From: Stefan Monnier
Subject: Re: Code for cond*
Date: Sun, 25 Feb 2024 12:10:38 -0500
User-agent: Gnus/5.13 (Gnus v5.13)

>   > What makes you think so?
>   > I doubt you'd consider coders' confusion as a feature, so what makes you
>   > think people won't find it confusing (and/or get confused, even when
>   > they may not realize it's confusing)?
> It is less unnatural than the pcase patterns for the same things,
> such as `pred', so I think any confusion from it will be mild.

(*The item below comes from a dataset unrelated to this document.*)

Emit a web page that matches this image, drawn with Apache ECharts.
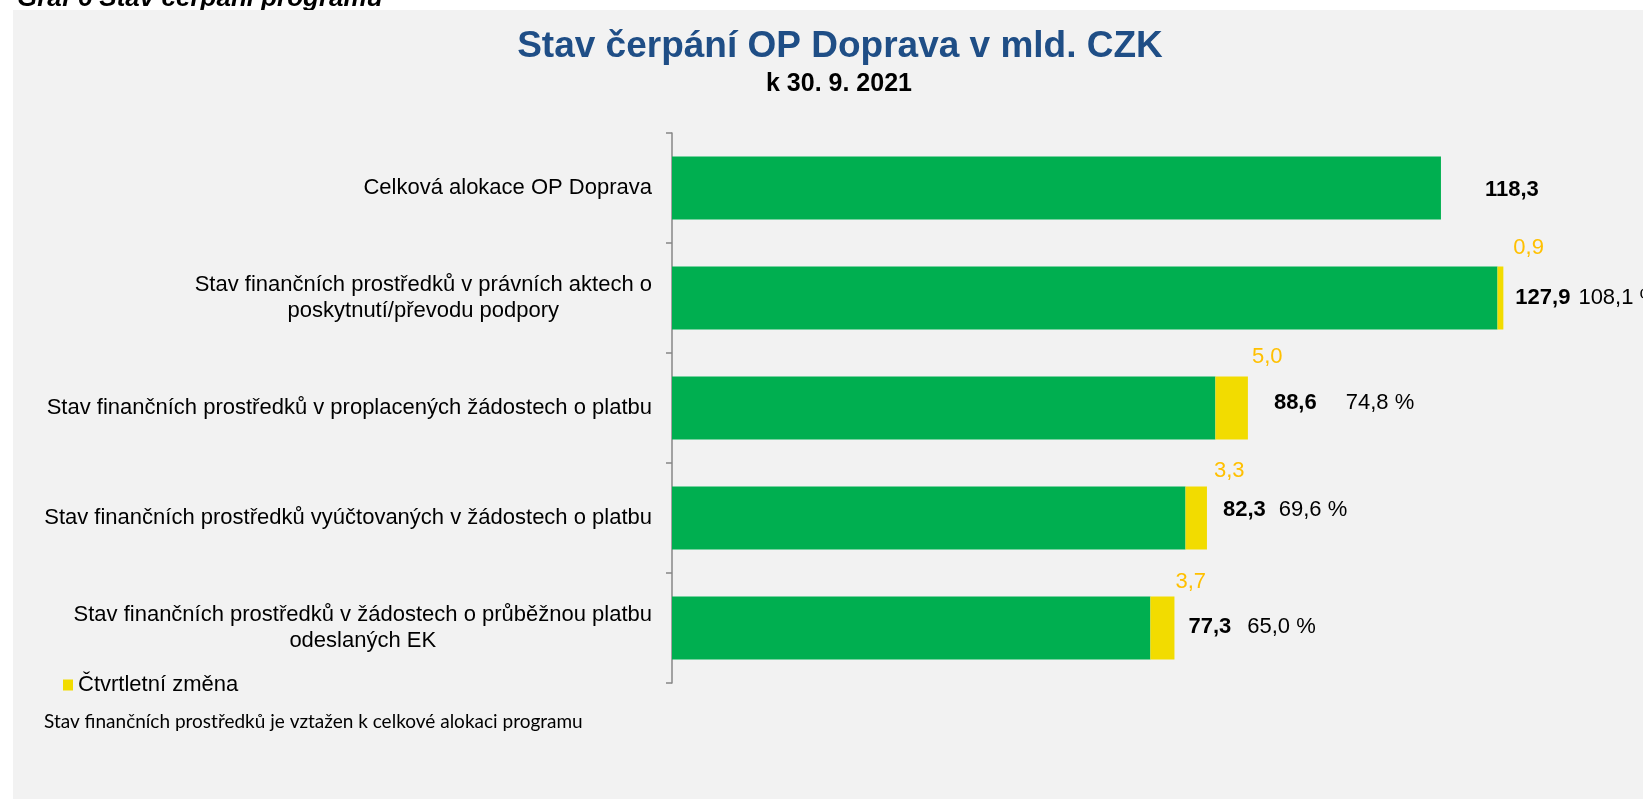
<!DOCTYPE html>
<html>
<head>
<meta charset="utf-8">
<script src="https://cdn.jsdelivr.net/npm/echarts@6/dist/echarts.min.js"></script>
<style>
  html, body { margin: 0; padding: 0; background: #fff; }
  #chart { width: 1643px; height: 799px; }
</style>
</head>
<body>
<div id="chart"></div>
<script>
const categories = [
  'Celková alokace OP Doprava',
  'Stav finančních prostředků v právních aktech o\nposkytnutí/převodu podpory',
  'Stav finančních prostředků v proplacených žádostech o platbu',
  'Stav finančních prostředků vyúčtovaných v žádostech o platbu',
  'Stav finančních prostředků v žádostech o průběžnou platbu\nodeslaných EK'
]
const totals = [118.3, 127.9, 88.6, 82.3, 77.3]   // mld. CZK
const changes = [null, 0.9, 5.0, 3.3, 3.7]        // čtvrtletní změna
const shares = [null, 108.1, 74.8, 69.6, 65.0]    // % z celkové alokace

// posuny popisků jako v původním grafu (ručně umístěné)
const totalNudge = [[44, 2], [12, 0], [26, -5], [16, -8], [14, -1]]
const shareGap = [0, 8, 29, 13, 16]
const changeNudge = [[0, 0], [10, -19], [4, -20], [7, -16], [1, -15]]

const FONT = '"Liberation Sans", Arial, sans-serif'
const fmt = v => v.toFixed(1).replace('.', ',')

const base = totals.map((t, i) => +(t - (changes[i] || 0)).toFixed(1))

const chart = echarts.init(document.getElementById('chart'))

chart.setOption({
  animation: false,
  textStyle: { fontFamily: FONT },
  graphic: [
    {
      type: 'text', x: 17, y: 12, z: -2,
      style: { text: 'Graf 6 Stav čerpání programu', font: 'italic bold 26px ' + FONT, fill: '#000', verticalAlign: 'bottom' }
    },
    {
      type: 'rect', z: -1,
      shape: { x: 13, y: 10, width: 1640, height: 800 },
      style: { fill: '#f2f2f2' }
    },
    {
      type: 'text', x: 840, y: 47, z: 2,
      style: { text: 'Stav čerpání OP Doprava v mld. CZK', font: 'bold 37px ' + FONT, fill: '#1f4e86', align: 'center', verticalAlign: 'middle' }
    },
    {
      type: 'text', x: 839, y: 84, z: 2,
      style: { text: 'k 30. 9. 2021', font: 'bold 25px ' + FONT, fill: '#000', align: 'center', verticalAlign: 'middle' }
    },
    {
      type: 'text', x: 44, y: 722, z: 2,
      style: { text: 'Stav finančních prostředků je vztažen k celkové alokaci programu', font: '19px Lato, "Open Sans", sans-serif', fill: '#000', verticalAlign: 'middle' }
    }
  ],
  legend: {
    data: ['Čtvrtletní změna'],
    left: 63,
    top: 674,
    padding: 0,
    itemWidth: 10,
    itemHeight: 11,
    itemGap: 6,
    icon: 'rect',
    textStyle: { fontSize: 22, color: '#000', fontFamily: FONT }
  },
  grid: { left: 672, top: 133, width: 910, height: 550 },
  xAxis: {
    type: 'value',
    min: 0,
    max: 140,
    show: false
  },
  yAxis: {
    type: 'category',
    inverse: true,
    data: categories,
    axisLine: { show: true, lineStyle: { color: '#878787', width: 1.5 } },
    axisTick: { show: true, inside: false, length: 6, interval: 0, lineStyle: { color: '#878787', width: 1.5 } },
    axisLabel: {
      margin: 20,
      color: '#000',
      formatter: v => v.split('\n').map(l => '{c|' + l + '}').join('\n'),
      rich: {
        c: { align: 'center', fontSize: 22, lineHeight: 26, color: '#000', fontFamily: FONT }
      }
    }
  },
  series: [
    {
      name: 'Stav',
      type: 'bar',
      stack: 'a',
      barWidth: 63,
      itemStyle: { color: '#00af50' },
      data: base
    },
    {
      name: 'Čtvrtletní změna',
      type: 'bar',
      stack: 'a',
      barWidth: 63,
      itemStyle: { color: '#f2dc00' },
      data: changes.map((c, i) => ({
        value: c,
        label: {
          show: c != null,
          position: ['100%', 0],
          align: 'left',
          verticalAlign: 'middle',
          offset: changeNudge[i],
          formatter: p => fmt(p.value),
          color: '#ffc000',
          fontSize: 22,
          fontFamily: FONT
        }
      }))
    },
    {
      name: 'Celkem',
      type: 'scatter',
      symbolSize: 0,
      silent: true,
      z: 5,
      itemStyle: { opacity: 1 },
      data: totals.map((t, i) => ({
        value: [t, i],
        label: {
          show: true,
          position: 'right',
          distance: 0,
          offset: totalNudge[i],
          color: '#000',
          formatter: () => '{t|' + fmt(t) + '}' + (shares[i] != null ? '{p|' + fmt(shares[i]) + ' %}' : ''),
          rich: {
            t: { fontSize: 22, fontWeight: 'bold', color: '#000', fontFamily: FONT },
            p: { fontSize: 22, color: '#000', fontFamily: FONT, padding: [0, 0, 0, shareGap[i]] }
          }
        }
      }))
    }
  ]
})
</script>
</body>
</html>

I for one find your syntax a lot more unnatural than the (pred
SYMBOL) syntax, so what is natural is in the eye of the beholder
(despite your use of "it is" which makes it sound like it's a plain
fact rather than an opinion).

The fact that a pattern like (< x y) will treat `y` as a reference to an
existing variable but `x` as the binding site for a new` x` variable is
what I find too risky.

That's why I suggest the use of "," as in (< ,x y) which makes the
difference more clear (and leans on the use of , in the backquote
patterns where it similarly indicates places where a new variable is
bound).

>       > Of course, there remains the question whether this usage should be
>       > the one that gets the privilege of not needing a dedicated
>       > "keyword", i.e. to allowing using it without the surrounding `pred`.
>
> I expect this to be frequent, so people will get used to it.
> Thus. the cost of learning it will be distributed across many uses,
> and users will appreciate the brevity often.

That's also what I thought about the `pcase` patterns.
Yet, 14 years alter, we still have regular threads about how its syntax
is impenetrable, so much so that you went through the trouble of
implementing a "replacement" (which ends up inventing the same wheel).